Here's the breakdown: 54% bypassed company AI tools in the past 30 days, choosing to complete work manually instead. Another 33% haven't touched AI at all. The kicker? Only 9% of workers trust AI for complex business decisions, while 61% of executives do. That's a 52-point reality gap.
The technology is real. The deployment strategy is a disaster.
You buy every employee a Ferrari, but they don't know how to drive, one executive told Fortune. Workers lack context, prompting skills, and integration infrastructure. But there's something deeper going on here: trust. When Oracle announces 30,000 layoffs to fund AI data centers, workers understand the subtext.

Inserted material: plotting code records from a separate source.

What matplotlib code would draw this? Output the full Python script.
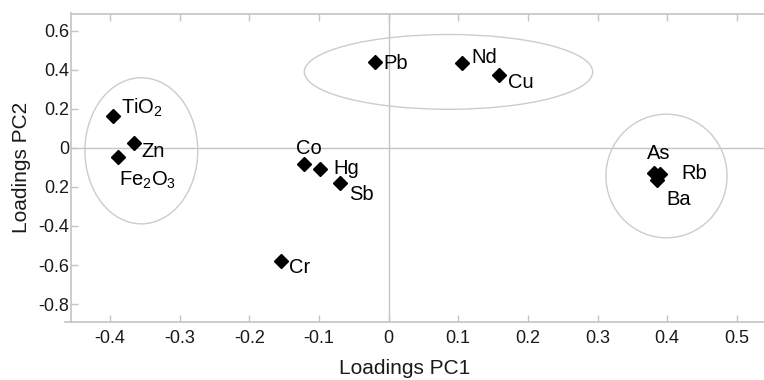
import matplotlib
matplotlib.use("Agg")
import matplotlib.pyplot as plt
from matplotlib.patches import Ellipse

plt.rcParams['font.family'] = ['Liberation Sans', 'DejaVu Sans']
plt.rcParams['mathtext.fontset'] = 'custom'
plt.rcParams['mathtext.rm'] = 'Liberation Sans'
plt.rcParams['mathtext.it'] = 'Liberation Sans:italic'
plt.rcParams['mathtext.bf'] = 'Liberation Sans:bold'

# ---- data ----
labels = ['TiO$_2$', 'Zn', 'Fe$_2$O$_3$', 'Co', 'Hg', 'Sb', 'Cr',
          'Pb', 'Nd', 'Cu', 'As', 'Rb', 'Ba']
pc1 = [-0.395, -0.366, -0.389, -0.122, -0.099, -0.070, -0.155,
       -0.020, 0.106, 0.158, 0.381, 0.390, 0.386]
pc2 = [0.163, 0.027, -0.046, -0.083, -0.109, -0.182, -0.577,
       0.440, 0.437, 0.372, -0.130, -0.133, -0.165]
# label offsets (pixels) relative to each point, baseline-aligned
lab_dx = [8, 8, 1, -8, 14, 9, 8, 9, 9, 9, -7, 21, 9]
lab_dy = [2, -14, -29, 10, -5, -17, -12, -7, 0, -13, 14, -5, -25]

# group ellipses: centre x, centre y, width, height
ell_cx = [-0.355, 0.086, 0.399]
ell_cy = [-0.015, 0.389, -0.144]
ell_w = [0.162, 0.414, 0.174]
ell_h = [0.748, 0.383, 0.633]

xticks = [-0.4, -0.3, -0.2, -0.1, 0, 0.1, 0.2, 0.3, 0.4, 0.5]
xticklabels = ['-0.4', '-0.3', '-0.2', '-0.1', '0', '0.1', '0.2', '0.3', '0.4', '0.5']
yticks = [0.6, 0.4, 0.2, 0, -0.2, -0.4, -0.6, -0.8]
yticklabels = ['0.6', '0.4', '0.2', '0', '0.2', '-0.4', '-0.6', '-0.8']

# ---- figure ----
fig = plt.figure(figsize=(7.64, 3.80), dpi=100)
ax = fig.add_axes([71/764, (380-321.7)/380, (764-71)/764, (321.7-13.5)/380])
ax.set_xlim(-0.456, 0.539)
ax.set_ylim(-0.890, 0.688)

grey = '#c4c4c4'
ax.axhline(0, color=grey, lw=1.0, zorder=1)
ax.axvline(0, color=grey, lw=1.0, zorder=1)

for cx, cy, w, h in zip(ell_cx, ell_cy, ell_w, ell_h):
    ax.add_patch(Ellipse((cx, cy), w, h, fill=False, edgecolor='#cccccc', lw=1.0, zorder=1))

ax.plot(pc1, pc2, linestyle='none', marker='D', markersize=7,
        color='black', zorder=3)

for x, y, t, dx, dy in zip(pc1, pc2, labels, lab_dx, lab_dy):
    ax.annotate(t, (x, y), xytext=(dx, dy), textcoords='offset pixels',
                ha='left', va='baseline', fontsize=14.5, color='black', zorder=4)

ax.set_xticks(xticks)
ax.set_xticklabels(xticklabels)
ax.set_yticks(yticks)
ax.set_yticklabels(yticklabels)

ax.tick_params(axis='both', direction='in', length=5, width=1, color=grey,
               labelsize=13, labelcolor='#1a1a1a')
ax.tick_params(axis='x', top=True, pad=6)
ax.tick_params(axis='y', pad=1)

for s in ['left', 'top', 'bottom']:
    ax.spines[s].set_color(grey)
    ax.spines[s].set_linewidth(1.2)
ax.spines['right'].set_visible(False)
ax.spines['bottom'].set_bounds(-0.465, 0.539)

ax.set_xlabel('Loadings PC1', fontsize=15, color='#1a1a1a')
ax.set_ylabel('Loadings PC2', fontsize=15, color='#1a1a1a')
ax.xaxis.set_label_coords((404.7-71)/693, (321.7-369)/308.2)
ax.xaxis.label.set_va('center')
ax.yaxis.set_label_coords((22-71)/693, 0.5)
ax.yaxis.label.set_va('center')

fig.savefig('out.png', dpi=100)
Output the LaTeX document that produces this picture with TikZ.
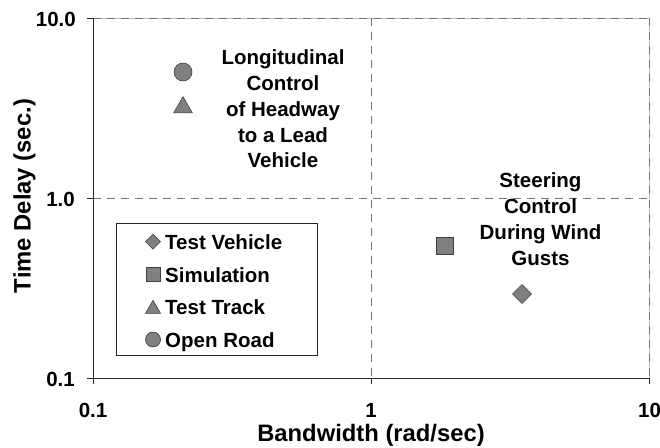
\documentclass[tikz,border=0pt]{standalone}
\usepackage{fontspec}
\setmainfont{Liberation Sans}
\usetikzlibrary{shapes.geometric}
\begin{document}
\begin{tikzpicture}[x=1pt,y=-1pt,
  txt/.style={font=\fontsize{20.5}{24}\selectfont\bfseries, inner sep=0pt, anchor=base},
  ttl/.style={font=\fontsize{23.8}{28}\selectfont\bfseries, inner sep=0pt, anchor=base},
  mk/.style={draw=black!75, fill=black!50, line width=0.6pt, inner sep=0pt, outer sep=0pt},
  circmk/.style={mk, circle, minimum size=#1},
  trimk/.style={mk, regular polygon, regular polygon sides=3, minimum size=#1},
  sqmk/.style={mk, rectangle, minimum size=#1},
  dmmk/.style={mk, diamond, minimum size=#1},
  gridln/.style={draw=black!55, dash pattern=on 8pt off 6pt, line width=0.7pt},
  axisln/.style={draw=black!85, line width=0.8pt},
  frameln/.style={draw=black!25, line width=0.8pt}
]
\useasboundingbox (0,0) rectangle (660,447);
% plot corners
\coordinate (o) at (93,378);
\coordinate (tl) at (93,18);
\coordinate (tr) at (649,18);
\coordinate (br) at (649,378);
\coordinate (xm) at (371,378);
\coordinate (xmt) at (371,18);
\coordinate (ym) at (93,198);
\coordinate (ymr) at (649,198);
% frame and grid
\draw[frameln] (tl) -- (tr) -- (br);
\draw[gridln] (tl) -- (tr);
\draw[gridln] (tr) -- (br);
\draw[gridln] (xmt) -- (xm);
\draw[gridln] (ym) -- (ymr);
% axes
\draw[axisln] (tl) -- (o) -- (br);
\draw[axisln] (o) -- ++(-6,0) (ym) -- ++(-6,0) (tl) -- ++(-6,0);
\draw[axisln] (o) -- ++(0,6) (xm) -- ++(0,6) (br) -- ++(0,6);
% tick labels
\node[txt, anchor=base east] (y10) at (76,26) {10.0};
\node[txt, anchor=base east] (y1) at (75,206.7) {1.0};
\node[txt, anchor=base east] (y01) at (75,386) {0.1};
\node[txt] (x01) at (93,417) {0.1};
\node[txt] (x1) at (371,417) {1};
\node[txt] (x10) at (649.5,417) {10};
% titles
\node[ttl] (xt) at (371,441) {Bandwidth (rad/sec)};
\node[ttl, rotate=90] (yt) at (30.5,196) {Time Delay (sec.)};
% data
\node[circmk=18] (p1) at (183,72) {};
\node[trimk=21.6] (p2) at (183,107.5) {};
\node[sqmk=17] (p3) at (445,246) {};
\node[dmmk=19] (p4) at (522,294) {};
% annotations
\node[txt] (a1) at (283,64.3) {Longitudinal};
\node[txt] (a2) at (283,90) {Control};
\node[txt] (a3) at (283,116) {of Headway};
\node[txt] (a4) at (283,142) {to a Lead};
\node[txt] (a5) at (283,167.7) {Vehicle};
\node[txt] (b1) at (540.5,187.3) {Steering};
\node[txt] (b2) at (540.5,213) {Control};
\node[txt] (b3) at (540.5,239) {During Wind};
\node[txt] (b4) at (540.5,265) {Gusts};
% legend
\node[draw=black!85, line width=0.8pt, fill=white, minimum width=201pt, minimum height=132pt, anchor=north west, inner sep=0pt] (leg) at (116,223) {};
\node[dmmk=15] (l1) at (153,241.7) {};
\node[sqmk=14] (l2) at (153,274.5) {};
\node[trimk=17.3] (l3) at (153,309) {};
\node[circmk=15] (l4) at (153,339.5) {};
\node[txt, anchor=base west] (t1) at (165,249) {Test Vehicle};
\node[txt, anchor=base west] (t2) at (165,282) {Simulation};
\node[txt, anchor=base west] (t3) at (165,314) {Test Track};
\node[txt, anchor=base west] (t4) at (165,347) {Open Road};
\end{tikzpicture}
\end{document}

These tools aren't about making their jobs easier - they're about making their jobs obsolete.
Meanwhile, companies increased digital transformation budgets by 38% year-over-year to $54.2 million, yet 40% of these initiatives underperform due to adoption failures. Workers report losing approximately 51 working days annually to technology friction - nearly two months - a 42% increase from 2025.
The gap between C-suite enthusiasm and frontline reality has never been wider. While 88% of executives believe employees have adequate tools, only 21% of workers agree. Actual meaningful AI usage among enterprise workers remains sub-10%.
This is the revenge of the early adopters. People who experimented with AI during the hype cycle of 2023-2024 learned what it can and can't do. They discovered that hallucinations aren't a bug to be fixed - they're a fundamental feature of how these models work. And now they're voting with their keyboards.